変な意見です。まず、現在、「福祉行政を実質的に所管している地方自治体」とは市、東京都の特別区です。都道府県が実質的に担当しているのは、町村部だけです。

つまり、この提案は「公共職業安定所の機能を福祉行政を実質的に所管していない都道府県に移管する」ことにより、福祉行政と職業紹介行政からなる「総合的な行政」をおこなわせようとするものです。どう考えるとこういう提案が出てくるのでしょうか?

さらに、深刻な問題があります。公共職業安定所地方自治体に移管した時、果たして地方自治体はその運営に力を注ぐのでしょうか?「総合行政の非効率-選択肢があるばかりに-」で紹介したように、全体としてみれば、地方自治体は福祉行政に必要な人材の養成、確保に十分な成功を収めているとは言えないようです。(福祉事務所のみなさん、間違っていたらすいません。また、みなさんを批判するつもりはありません。あくまでシステムを問題にしているだけです。)

私は経済学を学んだので、経済学的な思考をしてしまいます。ミクロ経済学では、主体は自分にとって良いもののの基準をもっていて、この基準に従って、可能な範囲から自分にとって最も良いものを選ぶと考えます。

家計であれば、それぞれ自分の好み(選好)を持っていて、どれだけのものを買えるか(予算制約)を考え、買える範囲で最も好みに合った買い物をします。企業であれば利潤を最大にしたいという目的を持っていて、生産の技術的条件や価格を考えて、利潤が最大となるような生産を行います。

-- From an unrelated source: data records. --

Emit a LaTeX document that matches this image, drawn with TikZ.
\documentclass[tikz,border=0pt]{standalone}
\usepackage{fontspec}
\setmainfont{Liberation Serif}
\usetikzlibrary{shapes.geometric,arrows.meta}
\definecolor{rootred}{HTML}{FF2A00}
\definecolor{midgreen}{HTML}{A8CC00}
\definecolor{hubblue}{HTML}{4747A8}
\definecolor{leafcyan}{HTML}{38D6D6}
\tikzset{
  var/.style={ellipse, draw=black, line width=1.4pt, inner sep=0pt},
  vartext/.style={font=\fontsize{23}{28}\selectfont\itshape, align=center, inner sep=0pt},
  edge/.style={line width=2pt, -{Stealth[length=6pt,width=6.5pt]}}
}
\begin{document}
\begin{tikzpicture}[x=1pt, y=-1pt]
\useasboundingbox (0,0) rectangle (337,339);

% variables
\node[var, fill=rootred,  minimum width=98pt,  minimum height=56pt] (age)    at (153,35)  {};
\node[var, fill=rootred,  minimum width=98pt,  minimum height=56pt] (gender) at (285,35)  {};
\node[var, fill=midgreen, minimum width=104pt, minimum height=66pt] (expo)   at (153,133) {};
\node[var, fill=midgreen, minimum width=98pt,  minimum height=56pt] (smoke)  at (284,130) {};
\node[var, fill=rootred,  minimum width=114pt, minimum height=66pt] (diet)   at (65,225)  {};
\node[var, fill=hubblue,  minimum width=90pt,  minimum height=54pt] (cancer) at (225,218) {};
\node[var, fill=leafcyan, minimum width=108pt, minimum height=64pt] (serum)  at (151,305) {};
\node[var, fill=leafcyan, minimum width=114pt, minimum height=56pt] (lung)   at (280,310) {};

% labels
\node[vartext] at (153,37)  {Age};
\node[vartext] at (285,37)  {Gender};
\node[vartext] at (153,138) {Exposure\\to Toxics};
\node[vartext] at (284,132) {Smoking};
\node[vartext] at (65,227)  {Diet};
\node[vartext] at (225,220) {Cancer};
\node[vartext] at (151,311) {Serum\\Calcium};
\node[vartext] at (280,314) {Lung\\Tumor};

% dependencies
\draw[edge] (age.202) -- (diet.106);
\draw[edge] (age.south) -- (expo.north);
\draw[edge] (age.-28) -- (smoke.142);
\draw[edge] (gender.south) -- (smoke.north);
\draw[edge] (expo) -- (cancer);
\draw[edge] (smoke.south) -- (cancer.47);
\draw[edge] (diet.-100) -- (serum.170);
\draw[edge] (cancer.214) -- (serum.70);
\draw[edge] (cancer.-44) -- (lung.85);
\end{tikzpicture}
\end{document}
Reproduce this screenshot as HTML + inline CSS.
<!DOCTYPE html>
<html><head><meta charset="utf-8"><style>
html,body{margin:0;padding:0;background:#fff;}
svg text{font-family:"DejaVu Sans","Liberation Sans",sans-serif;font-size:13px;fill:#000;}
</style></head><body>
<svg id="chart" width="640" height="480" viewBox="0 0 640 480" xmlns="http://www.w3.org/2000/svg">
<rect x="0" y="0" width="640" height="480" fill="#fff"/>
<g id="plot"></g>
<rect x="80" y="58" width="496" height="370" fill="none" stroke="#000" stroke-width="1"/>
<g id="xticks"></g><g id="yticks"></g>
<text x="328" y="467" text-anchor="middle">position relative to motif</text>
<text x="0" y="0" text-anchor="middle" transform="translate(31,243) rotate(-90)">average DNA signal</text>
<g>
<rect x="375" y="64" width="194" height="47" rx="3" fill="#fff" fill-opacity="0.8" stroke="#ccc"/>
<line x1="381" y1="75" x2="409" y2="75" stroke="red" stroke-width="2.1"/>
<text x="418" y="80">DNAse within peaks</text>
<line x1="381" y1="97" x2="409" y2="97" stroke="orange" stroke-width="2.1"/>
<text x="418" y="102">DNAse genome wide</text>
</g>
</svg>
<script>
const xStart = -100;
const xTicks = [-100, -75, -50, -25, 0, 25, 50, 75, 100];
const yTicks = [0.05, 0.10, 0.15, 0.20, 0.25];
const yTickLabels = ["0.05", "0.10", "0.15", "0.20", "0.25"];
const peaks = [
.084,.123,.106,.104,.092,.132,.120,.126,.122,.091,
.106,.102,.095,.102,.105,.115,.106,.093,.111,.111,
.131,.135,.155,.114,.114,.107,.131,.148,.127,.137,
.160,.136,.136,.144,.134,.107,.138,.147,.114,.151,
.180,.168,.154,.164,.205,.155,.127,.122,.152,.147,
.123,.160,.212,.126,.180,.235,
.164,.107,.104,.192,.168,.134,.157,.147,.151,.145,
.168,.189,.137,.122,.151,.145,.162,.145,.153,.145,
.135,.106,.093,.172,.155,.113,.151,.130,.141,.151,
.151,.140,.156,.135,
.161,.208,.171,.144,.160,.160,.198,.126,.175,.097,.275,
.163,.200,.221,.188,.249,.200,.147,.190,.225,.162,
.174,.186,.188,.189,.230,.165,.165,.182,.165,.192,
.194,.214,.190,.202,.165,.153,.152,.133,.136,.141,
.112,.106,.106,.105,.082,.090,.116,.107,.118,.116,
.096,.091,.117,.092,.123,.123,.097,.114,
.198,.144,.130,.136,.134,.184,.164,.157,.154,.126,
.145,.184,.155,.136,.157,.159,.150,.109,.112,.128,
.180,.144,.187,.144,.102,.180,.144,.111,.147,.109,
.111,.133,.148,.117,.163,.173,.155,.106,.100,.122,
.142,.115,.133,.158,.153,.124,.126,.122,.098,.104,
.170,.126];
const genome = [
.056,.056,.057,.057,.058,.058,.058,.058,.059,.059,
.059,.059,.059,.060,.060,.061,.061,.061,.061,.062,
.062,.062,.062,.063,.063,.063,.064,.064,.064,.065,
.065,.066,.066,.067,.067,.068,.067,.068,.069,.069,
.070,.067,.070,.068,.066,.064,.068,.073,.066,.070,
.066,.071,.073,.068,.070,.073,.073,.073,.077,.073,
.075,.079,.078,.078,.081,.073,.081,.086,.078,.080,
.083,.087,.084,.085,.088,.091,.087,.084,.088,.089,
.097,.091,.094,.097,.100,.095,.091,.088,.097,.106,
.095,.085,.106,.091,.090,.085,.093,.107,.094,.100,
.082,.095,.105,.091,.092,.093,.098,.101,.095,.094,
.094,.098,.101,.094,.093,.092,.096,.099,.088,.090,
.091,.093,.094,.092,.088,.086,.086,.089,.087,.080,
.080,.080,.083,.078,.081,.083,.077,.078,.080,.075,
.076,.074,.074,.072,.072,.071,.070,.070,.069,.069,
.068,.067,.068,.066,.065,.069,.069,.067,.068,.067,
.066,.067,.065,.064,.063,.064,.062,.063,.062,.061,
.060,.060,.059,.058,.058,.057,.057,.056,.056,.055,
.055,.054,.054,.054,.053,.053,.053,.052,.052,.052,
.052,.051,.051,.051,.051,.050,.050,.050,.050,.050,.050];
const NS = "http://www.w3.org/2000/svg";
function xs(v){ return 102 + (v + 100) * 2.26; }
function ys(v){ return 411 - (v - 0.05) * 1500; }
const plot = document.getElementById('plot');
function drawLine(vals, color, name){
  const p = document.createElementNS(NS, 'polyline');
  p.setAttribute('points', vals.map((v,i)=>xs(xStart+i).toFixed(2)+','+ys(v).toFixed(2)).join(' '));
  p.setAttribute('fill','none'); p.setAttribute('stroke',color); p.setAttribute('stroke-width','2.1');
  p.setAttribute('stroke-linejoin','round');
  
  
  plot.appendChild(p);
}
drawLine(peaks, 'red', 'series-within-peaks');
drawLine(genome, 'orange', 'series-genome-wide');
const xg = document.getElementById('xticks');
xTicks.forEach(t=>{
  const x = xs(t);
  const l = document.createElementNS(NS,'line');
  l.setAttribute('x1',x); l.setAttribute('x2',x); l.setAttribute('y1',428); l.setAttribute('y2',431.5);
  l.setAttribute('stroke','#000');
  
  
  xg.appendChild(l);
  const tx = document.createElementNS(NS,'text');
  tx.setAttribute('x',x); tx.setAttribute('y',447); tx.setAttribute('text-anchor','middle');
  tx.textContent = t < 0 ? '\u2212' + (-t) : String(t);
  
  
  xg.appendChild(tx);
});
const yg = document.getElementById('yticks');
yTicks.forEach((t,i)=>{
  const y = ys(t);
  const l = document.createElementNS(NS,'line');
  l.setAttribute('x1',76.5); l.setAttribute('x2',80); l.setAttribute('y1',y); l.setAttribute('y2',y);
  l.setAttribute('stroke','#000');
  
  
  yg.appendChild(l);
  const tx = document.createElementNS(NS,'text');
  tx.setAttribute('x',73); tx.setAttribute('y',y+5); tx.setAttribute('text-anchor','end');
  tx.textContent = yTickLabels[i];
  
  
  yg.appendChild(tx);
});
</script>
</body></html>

地方自治体も何ら変わることはないはずです。地方自治体の場合、選挙で選ばれた知事や市町村長、同じく選挙で選ばれた議員、公務員、住民のバランスの中で選択の基準が決まるという特殊性はあるでしょう。予算の制約があるのは家計と変わるところがありません。国の制約を受けることなく自治体の判断で予算が使えるとき、自治体は何らかの選択をします。

その中でハローワークに現在以上の力を注ぐかどうかは、全く分かりません。よく、おかしなことをしたら選挙に落ちるからおかしなことは起こらないと主張されます。しかし、限られた予算の中での選択である限り、ハローワークには力を入れずに企業誘致に全力を注ぐ、あるいはオリンピックの誘致を進める、公営病院の運営に力を入れる、ごみ焼却場の建設を進めるなどの選択もあり得るのです。

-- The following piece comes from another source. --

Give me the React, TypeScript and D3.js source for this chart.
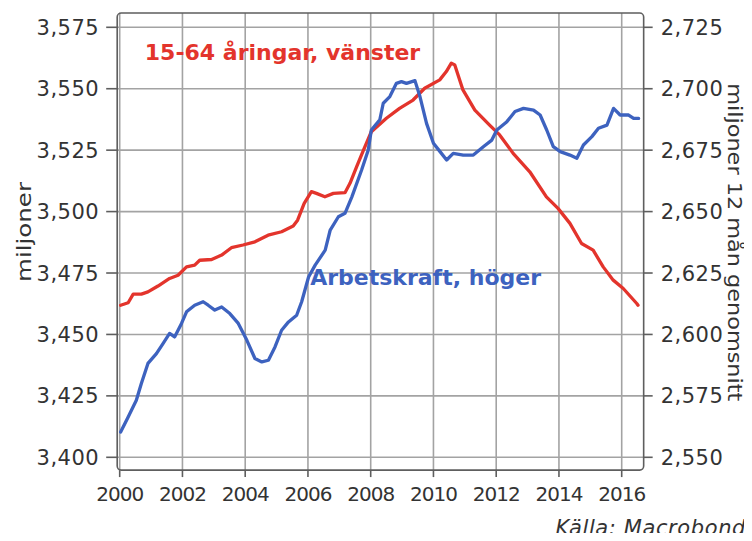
import React from 'react';
import * as d3 from 'd3';

// 15-64 åringar (left axis, miljoner)
const popYears = [2000.03, 2000.27, 2000.43, 2000.69, 2000.9, 2001.22, 2001.59, 2001.86, 2002.13, 2002.39, 2002.55, 2002.93, 2003.25, 2003.56, 2003.93, 2004.31, 2004.73, 2005.16, 2005.53, 2005.67, 2005.88, 2006.11, 2006.27, 2006.54, 2006.81, 2007.18, 2007.34, 2007.55, 2007.77, 2008.02, 2008.5, 2008.92, 2009.35, 2009.72, 2010.2, 2010.41, 2010.57, 2010.68, 2010.94, 2011.32, 2011.79, 2012.11, 2012.54, 2013.07, 2013.6, 2013.97, 2014.35, 2014.72, 2015.09, 2015.41, 2015.73, 2016.05, 2016.48, 2016.52];
const popValues = [3.4619, 3.4629, 3.4664, 3.4664, 3.4673, 3.4697, 3.4728, 3.4741, 3.4775, 3.4782, 3.4802, 3.4805, 3.4823, 3.4853, 3.4864, 3.4877, 3.4904, 3.4918, 3.4941, 3.4965, 3.5033, 3.5081, 3.5074, 3.506, 3.5074, 3.5077, 3.5115, 3.5182, 3.525, 3.5325, 3.538, 3.542, 3.5454, 3.5502, 3.5536, 3.557, 3.5604, 3.5597, 3.5495, 3.5413, 3.5352, 3.5312, 3.5237, 3.5162, 3.506, 3.5013, 3.4952, 3.487, 3.4843, 3.4775, 3.4721, 3.4687, 3.4626, 3.4619];

// Arbetskraft (right axis, miljoner 12 mån genomsnitt)
const laborYears = [2000.03, 2000.27, 2000.53, 2000.69, 2000.9, 2001.17, 2001.38, 2001.59, 2001.75, 2001.97, 2002.13, 2002.39, 2002.66, 2002.82, 2003.03, 2003.25, 2003.51, 2003.78, 2004.05, 2004.31, 2004.53, 2004.74, 2004.95, 2005.16, 2005.38, 2005.64, 2005.8, 2006.02, 2006.23, 2006.55, 2006.71, 2006.97, 2007.18, 2007.4, 2007.71, 2007.92, 2008.02, 2008.29, 2008.4, 2008.61, 2008.82, 2008.98, 2009.14, 2009.41, 2009.57, 2009.78, 2010.0, 2010.21, 2010.42, 2010.63, 2010.95, 2011.27, 2011.59, 2011.86, 2012.02, 2012.34, 2012.6, 2012.87, 2013.19, 2013.4, 2013.61, 2013.82, 2014.04, 2014.35, 2014.57, 2014.78, 2015.05, 2015.26, 2015.53, 2015.74, 2015.95, 2016.22, 2016.38, 2016.54];
const laborValues = [2.5603, 2.5664, 2.5732, 2.58, 2.5882, 2.5922, 2.5963, 2.6004, 2.599, 2.6045, 2.6092, 2.6119, 2.6133, 2.6119, 2.6099, 2.6112, 2.6085, 2.6045, 2.5977, 2.5902, 2.5888, 2.5895, 2.5949, 2.6017, 2.6051, 2.6078, 2.6133, 2.6234, 2.6282, 2.6343, 2.6425, 2.6479, 2.6493, 2.656, 2.6669, 2.675, 2.6832, 2.6873, 2.6941, 2.6968, 2.7022, 2.7029, 2.7022, 2.7033, 2.6968, 2.6859, 2.6778, 2.6744, 2.671, 2.6737, 2.673, 2.673, 2.6764, 2.6791, 2.6832, 2.6866, 2.6907, 2.692, 2.6913, 2.6893, 2.6832, 2.6764, 2.6744, 2.673, 2.6717, 2.6771, 2.6805, 2.6839, 2.6852, 2.692, 2.6893, 2.6893, 2.6879, 2.6879];

const leftTicks = [3.4, 3.425, 3.45, 3.475, 3.5, 3.525, 3.55, 3.575];
const leftLabels = ['3,400', '3,425', '3,450', '3,475', '3,500', '3,525', '3,550', '3,575'];
const rightTicks = [2.55, 2.575, 2.6, 2.625, 2.65, 2.675, 2.7, 2.725];
const rightLabels = ['2,550', '2,575', '2,600', '2,625', '2,650', '2,675', '2,700', '2,725'];
const yearTicks = [2000, 2002, 2004, 2006, 2008, 2010, 2012, 2014, 2016];

const RED = '#e3342c';
const BLUE = '#3d62bf';
const TXT = '#333333';
const FONT = 'DejaVu Sans, Verdana, sans-serif';

export default function App() {
  const width = 752;
  const height = 541;

  const x = d3.scaleLinear().domain([2000, 2016]).range([119.7, 621.7]);
  const yL = d3.scaleLinear().domain([3.4, 3.575]).range([457.3, 27.3]);
  const yR = d3.scaleLinear().domain([2.55, 2.725]).range([457.3, 27.3]);

  // frame extends slightly beyond tick range
  const fx0 = x(1999.92);
  const fx1 = x(2016.7);
  const fy0 = yL(3.5808);
  const fy1 = yL(3.3948);

  const popLine = d3.line<number>()
    .x((_, i) => x(popYears[i]))
    .y(d => yL(d));
  const laborLine = d3.line<number>()
    .x((_, i) => x(laborYears[i]))
    .y(d => yR(d));

  return (
    <div style={{ margin: -8, width, height, background: '#fff' }}>
      <svg width={width} height={height} style={{ display: 'block', fontFamily: FONT }}>
        {/* grid */}
        <g stroke="#a3a3a3" strokeWidth={1.6}>
          {yearTicks.map(t => (
            <line key={'gx' + t} x1={x(t)} x2={x(t)} y1={fy0} y2={fy1} />
          ))}
          {leftTicks.map(t => (
            <line key={'gy' + t} x1={fx0} x2={fx1} y1={yL(t)} y2={yL(t)} />
          ))}
        </g>

        {/* frame */}
        <rect x={fx0} y={fy0} width={fx1 - fx0} height={fy1 - fy0} rx={4}
          fill="none" stroke="#5e5e5e" strokeWidth={1.6} />

        {/* ticks */}
        <g stroke="#5e5e5e" strokeWidth={1.6}>
          {leftTicks.map(t => (
            <line key={'tl' + t} x1={fx0 - 11} x2={fx0} y1={yL(t)} y2={yL(t)} />
          ))}
          {rightTicks.map(t => (
            <line key={'tr' + t} x1={fx1} x2={fx1 + 9} y1={yR(t)} y2={yR(t)} />
          ))}
          {yearTicks.map(t => (
            <line key={'tx' + t} x1={x(t)} x2={x(t)} y1={fy1} y2={fy1 + 7} />
          ))}
        </g>

        {/* series */}
        <path d={popLine(popValues) || ''} fill="none" stroke={RED} strokeWidth={3.3}
          strokeLinejoin="round" strokeLinecap="round" />
        <path d={laborLine(laborValues) || ''} fill="none" stroke={BLUE} strokeWidth={3.3}
          strokeLinejoin="round" strokeLinecap="round" />

        {/* tick labels */}
        <g fill={TXT} fontSize={21} letterSpacing={0.5}>
          {leftTicks.map((t, i) => (
            <text key={'ll' + t} x={fx0 - 18} y={yL(t)} dy="0.36em" textAnchor="end">{leftLabels[i]}</text>
          ))}
          {rightTicks.map((t, i) => (
            <text key={'rl' + t} x={fx1 + 17} y={yR(t)} dy="0.36em" textAnchor="start">{rightLabels[i]}</text>
          ))}
        </g>
        <g fill={TXT} fontSize={20} letterSpacing={-1}>
          {yearTicks.map(t => (
            <text key={'xl' + t} x={x(t)} y={fy1 + 31} textAnchor="middle">{t}</text>
          ))}
        </g>

        {/* axis titles */}
        <text transform={`translate(24,232) rotate(-90)`} textAnchor="middle"
          dy="0.35em" fill={TXT} fontSize={20} textLength={100} lengthAdjust="spacingAndGlyphs">miljoner</text>
        <text transform={`translate(735,${yR(2.6375)}) rotate(90)`} textAnchor="middle"
          dy="0.35em" fill={TXT} fontSize={20} textLength={318} lengthAdjust="spacingAndGlyphs">miljoner 12 mån genomsnitt</text>

        {/* series labels */}
        <text x={x(2000.8)} y={yL(3.5616)} fill={RED} fontWeight="bold" fontSize={22}>15-64 åringar, vänster</text>
        <text x={x(2006.07)} y={yL(3.4700)} fill={BLUE} fontWeight="bold" fontSize={22}>Arbetskraft, höger</text>

        {/* source */}
        <text x={746} y={535} textAnchor="end" fill={TXT} fontStyle="italic" fontSize={21} letterSpacing={0.6}>Källa: Macrobond</text>
      </svg>
    </div>
  );
}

残念なことに、地方分権改革推進委員会の議論では、地方自治体がどのような選好を持っているか、実証的な検討が行われませんでした。

私はすべての地方自治体がハローワークに力を入れるとは思えません。ハローワークナショナルミニマムとして必要なら地方自治体の自由に任せることはできないでしょう。また、全国的なネットワークに穴があいては困るなら、困ると思いますが、やはり、地方自治体にまかせせるべきではありません。

なお、地方自治体がハローワークの業務をおこなうには財源が必要です。財源も一緒に移すなら、政府のコストが減った文地方自治体に財源を渡さなければなりません。この案でも「労働基準監督等への業務の移動を積極的に進める」財源が出てくるとは思えません。